How to solve inverse problem with parameters in the boundary condition?

[qgs17]

Dear Dr.Lulu and developers, I want to solve for a parameter inversely based on some data. This parameter is not in the differential equation but is expressed in the boundary conditions.Can DeepXDE solve this problem?

Part of my code is below:

C1 = dde.Variable(0.1) #The parameter to be solved

def pde(x,y):
    dy_xx = dde.grad.hessian(y,x)
    return dy_xx - y/L**2

def boundary(x, on_boundary):
    return on_boundary and dde.utils.isclose(x[0], 0)

bc = dde.icbc.NeumannBC(geom, lambda x: C1/(2*D), boundary) # C1 is embeded in this boundary condition

external_trainable_variables = [C1]
variable = dde.callbacks.VariableValue(
    external_trainable_variables, period=500, filename="variables.dat"
)

model.compile("adam", lr=0.001, external_trainable_variables=external_trainable_variables)

losshistory, train_state = model.train(iterations=10000, callbacks=[variable])

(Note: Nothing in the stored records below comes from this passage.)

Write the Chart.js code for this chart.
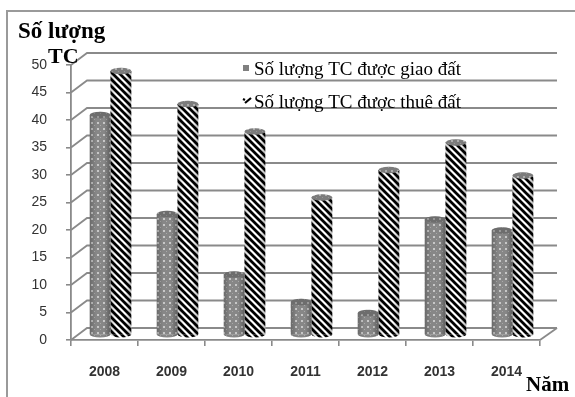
<!DOCTYPE html>
<html>
<head>
<meta charset="utf-8">
<script src="https://cdn.jsdelivr.net/npm/chart.js@4.4.1/dist/chart.umd.min.js"></script>
<style>
  html, body { margin: 0; padding: 0; background: #ffffff; }
  #wrap { width: 575px; height: 397px; position: relative; }
</style>
</head>
<body>
<div id="wrap"><canvas id="c" width="575" height="397"></canvas></div>
<script>
// Số tổ chức được giao đất / thuê đất theo năm
const years = ['2008', '2009', '2010', '2011', '2012', '2013', '2014'];
const giaoDat = [40, 22, 11, 6, 4, 21, 19];
const thueDat = [48, 42, 37, 25, 30, 35, 29];
const seriesNames = ['Số lượng TC được giao đất', 'Số lượng TC được thuê đất'];
const yTicks = [0, 5, 10, 15, 20, 25, 30, 35, 40, 45, 50];

// depth of the pseudo-3D back wall and of the bars
const DEPTH = { dx: 16, dy: -12 };
const BAR_SHIFT = { dx: 6, dy: -5 };

function makeDots() {
  const p = document.createElement('canvas');
  p.width = 6; p.height = 6;
  const g = p.getContext('2d');
  g.fillStyle = '#878787';
  g.fillRect(0, 0, 6, 6);
  g.fillStyle = '#c8c8c8';
  g.fillRect(1, 1, 2, 2);
  g.fillStyle = '#aaaaaa';
  g.fillRect(4, 4, 1, 1);
  return g.createPattern(p, 'repeat');
}
function makeStripes() {
  const s = 7;
  const p = document.createElement('canvas');
  p.width = s; p.height = s;
  const g = p.getContext('2d');
  g.fillStyle = '#ffffff';
  g.fillRect(0, 0, s, s);
  g.strokeStyle = '#000000';
  g.lineWidth = 2.8;
  g.beginPath();
  for (let k = -1; k <= 1; k++) {
    g.moveTo(k * s - 1, -1);
    g.lineTo(k * s + s + 1, s + 1);
  }
  g.stroke();
  return g.createPattern(p, 'repeat');
}

const ctx0 = document.getElementById('c').getContext('2d');
const dotPattern = makeDots();
const stripePattern = makeStripes();

// back wall gridlines, floor and headings
const wallPlugin = {
  id: 'wall3d',
  beforeDatasetsDraw(chart) {
    const { ctx, chartArea: a, scales } = chart;
    const y = scales.y;
    ctx.save();
    ctx.strokeStyle = '#8a8a8a';
    ctx.lineWidth = 1.8;
    yTicks.forEach(v => {
      const py = y.getPixelForValue(v);
      ctx.beginPath();
      ctx.moveTo(a.left, py);
      ctx.lineTo(a.left + DEPTH.dx, py + DEPTH.dy);
      ctx.lineTo(a.right + DEPTH.dx + 1, py + DEPTH.dy);
      ctx.stroke();
    });
    // floor right edge
    const p0 = y.getPixelForValue(0);
    ctx.beginPath();
    ctx.moveTo(a.right, p0);
    ctx.lineTo(a.right + DEPTH.dx + 1, p0 + DEPTH.dy);
    ctx.stroke();
    ctx.restore();

    ctx.save();
    ctx.translate(BAR_SHIFT.dx, BAR_SHIFT.dy);
  },
  afterDatasetsDraw(chart) {
    const { ctx } = chart;
    // cylinder caps, bases and side shading
    chart.data.datasets.forEach((ds, di) => {
      const meta = chart.getDatasetMeta(di);
      meta.data.forEach(bar => {
        const w = bar.width, x0 = bar.x - w / 2, x1 = bar.x + w / 2;
        const rx = w / 2, ry = 3.2;
        // rounded base
        ctx.beginPath();
        ctx.ellipse(bar.x, bar.base, rx, ry, 0, 0, Math.PI);
        ctx.closePath();
        ctx.fillStyle = di === 0 ? dotPattern : stripePattern;
        ctx.fill();
        // side shading
        const gr = ctx.createLinearGradient(x0, 0, x1, 0);
        gr.addColorStop(0, 'rgba(0,0,0,0.22)');
        gr.addColorStop(0.3, 'rgba(0,0,0,0)');
        gr.addColorStop(0.7, 'rgba(0,0,0,0)');
        gr.addColorStop(1, 'rgba(0,0,0,0.30)');
        ctx.beginPath();
        ctx.moveTo(x0, bar.y);
        ctx.lineTo(x0, bar.base);
        ctx.ellipse(bar.x, bar.base, rx, ry, 0, Math.PI, 0, true);
        ctx.lineTo(x1, bar.y);
        ctx.closePath();
        ctx.fillStyle = gr;
        ctx.fill();
        // top cap
        ctx.beginPath();
        ctx.ellipse(bar.x, bar.y, rx, ry, 0, 0, Math.PI * 2);
        ctx.fillStyle = dotPattern;
        ctx.fill();
        ctx.fillStyle = di === 0 ? 'rgba(60,60,60,0.35)' : 'rgba(90,90,90,0.25)';
        ctx.fill();
      });
    });
    ctx.restore();
  },
  afterDraw(chart) {
    const { ctx } = chart;
    ctx.save();
    // frame
    ctx.strokeStyle = '#9a9a9a';
    ctx.lineWidth = 2;
    ctx.strokeRect(7, 11, 580, 400);

    // axis headings
    ctx.fillStyle = '#000000';
    ctx.textBaseline = 'alphabetic';
    ctx.textAlign = 'left';
    ctx.font = 'bold 23px "Liberation Serif", "Times New Roman", serif';
    ctx.fillText('Số lượng', 18, 38);
    ctx.font = 'bold 22px "Liberation Serif", "Times New Roman", serif';
    ctx.fillText('TC', 48, 63);
    ctx.font = 'bold 21px "Liberation Serif", "Times New Roman", serif';
    ctx.fillText('Năm', 526, 391);

    // legend
    const lx = 243;
    ctx.font = '19px "Liberation Serif", "Times New Roman", serif';
    ctx.fillStyle = '#000000';
    ctx.fillText(seriesNames[0], 254, 75);
    ctx.fillText(seriesNames[1], 254, 108);
    ctx.fillStyle = '#808080';
    ctx.fillRect(lx, 65, 6, 6);
    ctx.strokeStyle = '#000000';
    ctx.lineWidth = 2.2;
    ctx.beginPath();
    ctx.moveTo(lx, 99);
    ctx.lineTo(lx + 2, 100);
    ctx.moveTo(lx + 2, 103);
    ctx.lineTo(lx + 8, 98);
    ctx.stroke();
    ctx.restore();
  }
};

new Chart(ctx0, {
  type: 'bar',
  data: {
    labels: years,
    datasets: [
      { label: seriesNames[0], data: giaoDat, backgroundColor: dotPattern, borderWidth: 0 },
      { label: seriesNames[1], data: thueDat, backgroundColor: stripePattern, borderWidth: 0 }
    ]
  },
  options: {
    responsive: false,
    animation: false,
    devicePixelRatio: 1,
    layout: { padding: { left: 0, right: 35, top: 65, bottom: 0 } },
    plugins: { legend: { display: false }, title: { display: false }, tooltip: { enabled: false } },
    datasets: { bar: { categoryPercentage: 0.62, barPercentage: 1 } },
    scales: {
      x: {
        grid: { display: true, drawOnChartArea: false, offset: true, tickLength: 6, color: '#8a8a8a', lineWidth: 1.6 },
        border: { display: true, color: '#8a8a8a', width: 1.8 },
        ticks: {
          color: '#333333',
          padding: 18,
          font: { family: '"Liberation Sans", Arial, sans-serif', size: 14, weight: 'bold' }
        },
        afterFit(s) { s.height = 57; }
      },
      y: {
        min: 0, max: 50,
        afterBuildTicks(s) { s.ticks = yTicks.map(v => ({ value: v })); },
        grid: { display: true, drawOnChartArea: false, tickLength: 5, color: '#8a8a8a', lineWidth: 1.6 },
        border: { display: true, color: '#8a8a8a', width: 1.8 },
        ticks: {
          color: '#333333',
          padding: 19,
          font: { family: '"Liberation Sans", Arial, sans-serif', size: 14 }
        },
        afterFit(s) { s.width = 71; }
      }
    }
  },
  plugins: [wallPlugin]
});
</script>
</body>
</html>
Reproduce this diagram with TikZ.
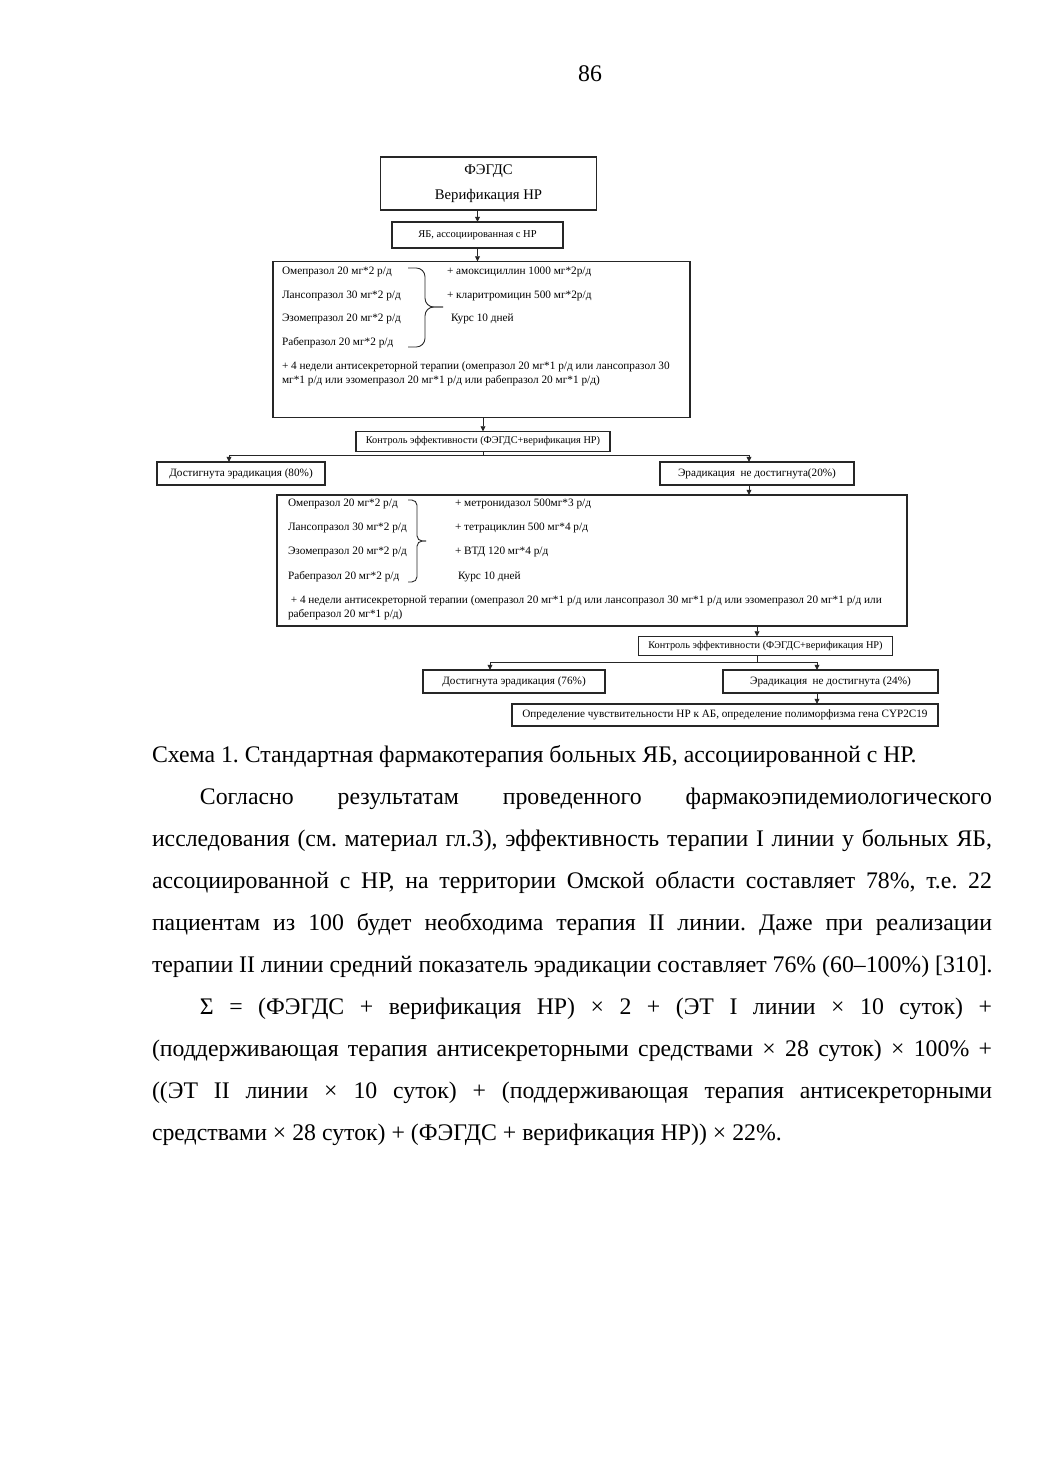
\documentclass[tikz,border=0pt]{standalone}
\usepackage{fontspec}
\setmainfont{Liberation Serif}
\usetikzlibrary{positioning,arrows.meta}
\frenchspacing

\newcommand\pxu{0.5719pt}
\newcommand\parw{480.4pt}

\begin{document}
\begin{tikzpicture}[x=0.5719pt, y=-0.5719pt,
	every node/.style={inner sep=0pt, outer sep=0pt},
	box/.style 2 args={draw=black!85, line width=0.6pt, minimum width=#1*\pxu, minimum height=#2*\pxu, font=\fontsize{6.4}{8}\selectfont},
	ctrlbox/.style={font=\fontsize{5.9}{7}\selectfont},
	drug/.style={anchor=west, font=\fontsize{6.45}{8}\selectfont},
	flow/.style={-{Triangle[length=3pt,width=2.8pt]}, line width=0.5pt, draw=black!85},
	link/.style={line width=0.5pt, draw=black!85},
	bodyline/.style={anchor=base west, font=\fontsize{13.6}{16}\selectfont}]
		% page frame
		\useasboundingbox[fill=white] (0,0) rectangle (1041,1472);
		\node[font=\fontsize{13.6}{16}\selectfont, anchor=base] (pagenum) at (590,82) {86};
		
		% ===== SCHEME: FIRST LINE =====
		\node[box={216}{53}, align=center, font=\fontsize{8.4}{14.3}\selectfont] (fegds) at (488.5,183.5) {ФЭГДС\\Верификация НР};
		\node[box={171}{26}, font=\fontsize{6}{8}\selectfont] (yab) at (477.5,235) {ЯБ, ассоциированная с НР};
		\node[box={417}{156}] (plan1) at (481.5,339.5) {};
		
		% first line drugs
		\node[drug] (ppi1a) at (282,272) {Омепразол 20 мг*2 р/д};
		\node[drug] (ppi1b) at (282,296) {Лансопразол 30 мг*2 р/д};
		\node[drug] (ppi1c) at (282,319) {Эзомепразол 20 мг*2 р/д};
		\node[drug] (ppi1d) at (282,343) {Рабепразол 20 мг*2 р/д};
		\draw[link, rounded corners=5pt] (408,268) -| (425,307) -- (443,307);
		\draw[link, rounded corners=5pt] (408,347) -| (425,307) -- (443,307);
		\node[drug] (ab1a) at (447,272) {+ амоксициллин 1000 мг*2р/д};
		\node[drug] (ab1b) at (447,296) {+ кларитромицин 500 мг*2р/д};
		\node[drug] (course1) at (451,319) {Курс 10 дней};
		\node[drug, align=left, font=\fontsize{6.45}{8.3}\selectfont] (maint1) at (282,374)
			{+ 4 недели антисекреторной терапии (омепразол 20 мг*1 р/д или лансопразол 30\\мг*1 р/д или эзомепразол 20 мг*1 р/д или рабепразол 20 мг*1 р/д)};
		
		% control after first line
		\node[box={254}{20}, ctrlbox] (ctrl1) at (483,441.5) {Контроль эффективности (ФЭГДС+верификация НР)};
		\node[box={168}{23}] (okA) at (241,473.5) {Достигнута эрадикация (80\%)};
		\node[box={194}{23}] (failA) at (757,473.5) {Эрадикация\ \ не достигнута(20\%)};
		\coordinate (split1) at (483,455);
		\coordinate (tipA) at (229,455);
		\coordinate (tipB) at (749,455);
		
		% ===== SCHEME: SECOND LINE =====
		\node[box={630}{131}] (plan2) at (592,560.5) {};
		\node[drug] (ppi2a) at (288,504) {Омепразол 20 мг*2 р/д};
		\node[drug] (ppi2b) at (288,528) {Лансопразол 30 мг*2 р/д};
		\node[drug] (ppi2c) at (288,552) {Эзомепразол 20 мг*2 р/д};
		\node[drug] (ppi2d) at (288,577) {Рабепразол 20 мг*2 р/д};
		\draw[link, rounded corners=3pt] (408,500) -| (417,541) -- (426,541);
		\draw[link, rounded corners=3pt] (408,582) -| (417,541) -- (426,541);
		\node[drug] (ab2a) at (455,504) {+ метронидазол 500мг*3 р/д};
		\node[drug] (ab2b) at (455,528) {+ тетрациклин 500 мг*4 р/д};
		\node[drug] (ab2c) at (455,552) {+ ВТД 120 мг*4 р/д};
		\node[drug] (course2) at (458,577) {Курс 10 дней};
		\node[drug, align=left, font=\fontsize{6.45}{8.3}\selectfont] (maint2) at (288,608)
			{\ + 4 недели антисекреторной терапии (омепразол 20 мг*1 р/д или лансопразол 30 мг*1 р/д или эзомепразол 20 мг*1 р/д или\\рабепразол 20 мг*1 р/д)};
		
		% control after second line
		\node[box={254}{19}, ctrlbox] (ctrl2) at (765.5,646) {Контроль эффективности (ФЭГДС+верификация НР)};
		\node[box={182}{23}] (okB) at (514,681.5) {Достигнута эрадикация (76\%)};
		\node[box={215}{23}] (failB) at (830.5,681.5) {Эрадикация\ \ не достигнута (24\%)};
		\node[box={426}{22}] (lab) at (725,715) {Определение чувствительности НР к АБ, определение полиморфизма гена CYP2C19};
		\coordinate (tipC) at (757,662);
		\coordinate (tipD) at (490,662);
		\coordinate (tipE) at (817,662);
		
		% ===== CONNECTORS =====
		\draw[flow] (fegds.south -| yab.north) -- (yab.north);
		\draw[flow] (yab.south) -- (yab.south |- plan1.north);
		\draw[flow] (plan1.south -| ctrl1.north) -- (ctrl1.north);
		\draw[link] (ctrl1.south) -- (split1);
		\draw[flow] (split1) -| (tipA |- okA.north);
		\draw[flow] (split1) -| (tipB |- failA.north);
		\draw[flow] (tipB |- failA.south) -- (tipB |- plan2.north);
		\draw[flow] (tipC |- plan2.south) -- (tipC |- ctrl2.north);
		\draw[link] (tipC |- ctrl2.south) -- (tipC);
		\draw[flow] (tipC) -| (tipD |- okB.north);
		\draw[flow] (tipC) -| (tipE |- failB.north);
		\draw[flow] (tipE |- failB.south) -- (tipE |- lab.north);
		
		% ===== CAPTION AND TEXT =====
		\node[bodyline] (caption) at (152,762) {Схема 1. Стандартная фармакотерапия больных ЯБ, ассоциированной с НР.};
		\node[bodyline] (line1) at (152,804) {\makebox[\parw][s]{\hspace*{27.4pt}Согласно результатам проведенного фармакоэпидемиологического}};
		\node[bodyline] (line2) at (152,846) {\makebox[\parw][s]{исследования (см. материал гл.3), эффективность терапии I линии у больных ЯБ,}};
		\node[bodyline] (line3) at (152,888) {\makebox[\parw][s]{ассоциированной с НР, на территории Омской области составляет 78\%, т.е. 22}};
		\node[bodyline] (line4) at (152,930) {\makebox[\parw][s]{пациентам из 100 будет необходима терапия II линии. Даже при реализации}};
		\node[bodyline] (line5) at (152,972) {терапии II линии средний показатель эрадикации составляет 76\% (60–100\%) [310].};
		\node[bodyline] (line6) at (152,1014) {\makebox[\parw][s]{\hspace*{27.4pt}Σ = (ФЭГДС + верификация НР) × 2 + (ЭТ I линии × 10 суток) +}};
		\node[bodyline] (line7) at (152,1056) {\makebox[\parw][s]{(поддерживающая терапия антисекреторными средствами × 28 суток) × 100\% +}};
		\node[bodyline] (line8) at (152,1098) {\makebox[\parw][s]{((ЭТ II линии × 10 суток) + (поддерживающая терапия антисекреторными}};
		\node[bodyline] (line9) at (152,1140) {средствами × 28 суток) + (ФЭГДС + верификация НР)) × 22\%.};
		
	\end{tikzpicture}
\end{document}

error info: RuntimeError: Trying to backward through the graph a second time (or directly access saved tensors after they have already been freed). Saved intermediate values of the graph are freed when you call .backward() or autograd.grad(). Specify retain_graph=True if you need to backward through the graph a second time or if you need to access saved tensors after calling backward.

[lululxvi]

The parameter should be in the PDE. You can first solve the PDE without BC, and then use the PDE solution at boundary to compute C1.

[tsarikahin]

@lululxvi Actually the parameter does not have to be in the PDE, I solved an example where the unknown parameter is in the set of a BC.

[lululxvi]

@tsarikahin This is interesting and good to know. Could you show me a simple demo about how you do it?

[tsarikahin]

@lululxvi We generated a repository (namely pinns_for_comp_mech) based on DeepXDE with a focus on computational mechanics. Here's an example of the Lame problem in elasticity. We define inlet pressure (pressure_inlet_predicted) as a tensor Variable (line 60) and use that in the boundary condition function (line 67 and line 97).

FIY: @maxdanwitz

[tsarikahin]

Here is the outcome. Pressure (defined in BC), Youngs modulus (defined in PDE) and Poissons (defined in PDE) ratio are set as variables and calculated by solving the inverse problem.

[jdellag]

@tsarikahin Could you explain how the predicted values align if we examine the data more closely, particularly ~30,000 iterations and beyond? I am also solving an inverse problem with a trainable parameter in my boundary conditions. Despite the predicted values being reasonably close, I'm not observing the perfect overlap of the two lines that typically occurs with conventional numerical methods.